[Written task]:
Using the entries that follow, count the lines containing the word "matplotlib" and give that number by itself.

[Some records]:
┌──

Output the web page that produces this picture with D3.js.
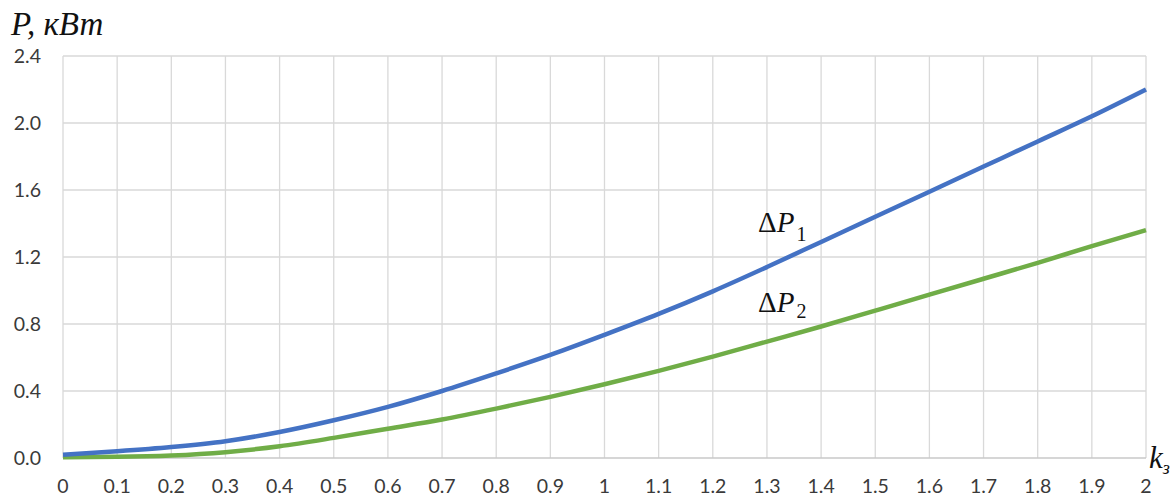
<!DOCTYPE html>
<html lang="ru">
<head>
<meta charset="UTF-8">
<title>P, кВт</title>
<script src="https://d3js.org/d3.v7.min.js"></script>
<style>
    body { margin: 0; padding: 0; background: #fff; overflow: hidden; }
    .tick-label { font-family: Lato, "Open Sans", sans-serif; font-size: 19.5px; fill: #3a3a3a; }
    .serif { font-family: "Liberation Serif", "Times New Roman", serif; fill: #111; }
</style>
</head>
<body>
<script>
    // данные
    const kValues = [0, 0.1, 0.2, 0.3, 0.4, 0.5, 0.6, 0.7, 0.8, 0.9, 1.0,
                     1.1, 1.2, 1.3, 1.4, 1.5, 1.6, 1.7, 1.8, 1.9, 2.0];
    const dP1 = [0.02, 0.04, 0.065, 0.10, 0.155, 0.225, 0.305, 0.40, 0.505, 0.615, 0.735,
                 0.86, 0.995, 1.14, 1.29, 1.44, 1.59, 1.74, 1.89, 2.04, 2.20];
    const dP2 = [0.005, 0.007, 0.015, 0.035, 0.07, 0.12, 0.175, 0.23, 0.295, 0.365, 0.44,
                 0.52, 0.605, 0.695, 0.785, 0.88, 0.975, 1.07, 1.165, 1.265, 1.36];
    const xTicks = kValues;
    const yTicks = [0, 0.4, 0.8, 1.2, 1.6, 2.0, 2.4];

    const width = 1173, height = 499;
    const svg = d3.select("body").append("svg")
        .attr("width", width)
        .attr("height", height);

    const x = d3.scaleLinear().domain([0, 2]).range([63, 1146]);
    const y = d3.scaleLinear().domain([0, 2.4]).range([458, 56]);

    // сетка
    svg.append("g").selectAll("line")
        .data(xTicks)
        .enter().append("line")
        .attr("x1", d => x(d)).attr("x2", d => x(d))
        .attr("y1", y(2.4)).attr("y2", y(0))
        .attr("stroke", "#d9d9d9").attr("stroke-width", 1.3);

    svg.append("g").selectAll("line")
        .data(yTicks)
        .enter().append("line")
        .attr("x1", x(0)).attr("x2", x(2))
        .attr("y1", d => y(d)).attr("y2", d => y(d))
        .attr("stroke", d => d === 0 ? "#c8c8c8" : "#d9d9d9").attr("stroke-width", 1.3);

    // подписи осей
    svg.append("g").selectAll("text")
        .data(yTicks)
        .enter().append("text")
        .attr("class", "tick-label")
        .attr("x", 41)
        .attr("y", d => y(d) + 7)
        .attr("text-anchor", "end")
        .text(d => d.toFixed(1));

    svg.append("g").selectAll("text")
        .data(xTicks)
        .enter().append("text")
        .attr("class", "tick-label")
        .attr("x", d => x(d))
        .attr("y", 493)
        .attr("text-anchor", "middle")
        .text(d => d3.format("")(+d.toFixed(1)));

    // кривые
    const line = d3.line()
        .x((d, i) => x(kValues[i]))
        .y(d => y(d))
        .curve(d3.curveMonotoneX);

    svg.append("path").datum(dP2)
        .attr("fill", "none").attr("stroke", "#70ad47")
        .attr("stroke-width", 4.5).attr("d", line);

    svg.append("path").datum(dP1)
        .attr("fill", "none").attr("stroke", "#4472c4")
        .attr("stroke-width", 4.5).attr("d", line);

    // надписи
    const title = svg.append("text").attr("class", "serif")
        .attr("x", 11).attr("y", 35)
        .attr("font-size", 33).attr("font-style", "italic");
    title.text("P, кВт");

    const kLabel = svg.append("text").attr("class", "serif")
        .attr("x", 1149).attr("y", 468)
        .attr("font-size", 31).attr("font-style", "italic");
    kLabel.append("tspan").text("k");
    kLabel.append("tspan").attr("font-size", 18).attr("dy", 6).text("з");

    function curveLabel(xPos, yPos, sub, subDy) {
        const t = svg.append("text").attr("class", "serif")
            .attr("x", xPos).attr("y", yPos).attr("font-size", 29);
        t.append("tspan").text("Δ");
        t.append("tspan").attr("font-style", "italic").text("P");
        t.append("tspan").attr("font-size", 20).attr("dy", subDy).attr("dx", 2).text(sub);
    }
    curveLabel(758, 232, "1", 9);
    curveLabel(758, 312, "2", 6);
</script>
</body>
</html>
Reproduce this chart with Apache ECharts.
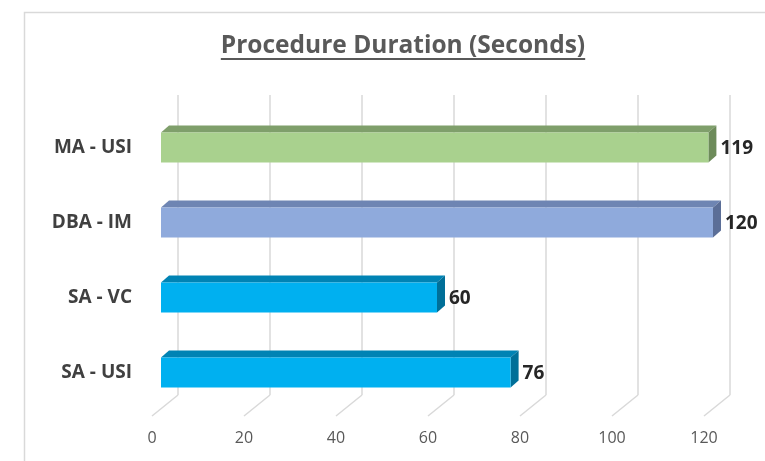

└──
┌──

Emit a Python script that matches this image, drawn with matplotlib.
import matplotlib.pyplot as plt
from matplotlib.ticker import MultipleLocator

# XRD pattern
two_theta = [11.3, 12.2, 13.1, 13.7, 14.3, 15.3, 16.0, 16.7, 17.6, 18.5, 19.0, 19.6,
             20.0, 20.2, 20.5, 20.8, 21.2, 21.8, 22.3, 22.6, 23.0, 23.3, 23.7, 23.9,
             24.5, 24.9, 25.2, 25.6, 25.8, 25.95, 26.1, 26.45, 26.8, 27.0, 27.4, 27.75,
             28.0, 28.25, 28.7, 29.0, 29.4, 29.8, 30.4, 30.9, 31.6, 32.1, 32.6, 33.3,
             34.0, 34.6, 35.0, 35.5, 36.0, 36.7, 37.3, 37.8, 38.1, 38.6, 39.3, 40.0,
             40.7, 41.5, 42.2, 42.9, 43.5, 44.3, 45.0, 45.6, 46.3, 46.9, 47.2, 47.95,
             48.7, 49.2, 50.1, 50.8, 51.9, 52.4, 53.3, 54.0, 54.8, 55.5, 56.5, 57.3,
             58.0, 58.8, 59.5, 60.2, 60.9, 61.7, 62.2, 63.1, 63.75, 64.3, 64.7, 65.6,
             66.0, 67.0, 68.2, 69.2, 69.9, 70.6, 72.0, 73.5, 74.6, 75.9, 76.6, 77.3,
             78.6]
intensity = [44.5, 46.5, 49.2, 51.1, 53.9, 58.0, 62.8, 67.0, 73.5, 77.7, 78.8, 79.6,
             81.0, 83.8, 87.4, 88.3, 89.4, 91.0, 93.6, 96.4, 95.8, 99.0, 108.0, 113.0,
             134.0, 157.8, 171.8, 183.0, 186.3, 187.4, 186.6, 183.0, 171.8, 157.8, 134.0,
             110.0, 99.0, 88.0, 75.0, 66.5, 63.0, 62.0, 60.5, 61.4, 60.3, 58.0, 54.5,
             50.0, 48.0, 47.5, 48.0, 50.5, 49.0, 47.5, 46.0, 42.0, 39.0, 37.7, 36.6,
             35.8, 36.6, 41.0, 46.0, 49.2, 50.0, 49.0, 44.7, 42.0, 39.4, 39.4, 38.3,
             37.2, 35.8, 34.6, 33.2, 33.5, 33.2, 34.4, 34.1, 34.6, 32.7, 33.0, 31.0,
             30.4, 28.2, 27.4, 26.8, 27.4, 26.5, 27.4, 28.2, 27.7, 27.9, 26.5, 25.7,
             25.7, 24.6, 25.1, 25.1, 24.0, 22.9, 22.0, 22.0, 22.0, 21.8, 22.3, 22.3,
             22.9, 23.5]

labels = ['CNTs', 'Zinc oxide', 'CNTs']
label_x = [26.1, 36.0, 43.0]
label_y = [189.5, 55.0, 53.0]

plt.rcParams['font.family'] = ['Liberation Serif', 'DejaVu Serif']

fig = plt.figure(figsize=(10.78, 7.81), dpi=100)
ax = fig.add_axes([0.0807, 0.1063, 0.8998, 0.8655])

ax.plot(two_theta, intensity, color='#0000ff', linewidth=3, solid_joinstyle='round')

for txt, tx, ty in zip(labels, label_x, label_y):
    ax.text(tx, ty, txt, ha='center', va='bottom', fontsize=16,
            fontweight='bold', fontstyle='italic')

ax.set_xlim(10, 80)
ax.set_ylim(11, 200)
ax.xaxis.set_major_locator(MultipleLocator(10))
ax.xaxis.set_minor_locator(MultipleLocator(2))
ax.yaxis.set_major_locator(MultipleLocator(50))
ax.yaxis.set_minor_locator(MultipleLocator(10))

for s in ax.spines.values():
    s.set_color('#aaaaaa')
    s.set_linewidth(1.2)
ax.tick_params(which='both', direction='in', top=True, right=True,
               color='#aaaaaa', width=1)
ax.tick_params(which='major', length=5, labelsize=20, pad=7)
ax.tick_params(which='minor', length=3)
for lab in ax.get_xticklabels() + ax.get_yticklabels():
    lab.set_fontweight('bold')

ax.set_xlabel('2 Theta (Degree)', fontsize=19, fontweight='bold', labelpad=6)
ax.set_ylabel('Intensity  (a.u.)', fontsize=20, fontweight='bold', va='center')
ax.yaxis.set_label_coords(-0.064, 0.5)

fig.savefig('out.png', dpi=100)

└──

[Response below]:
3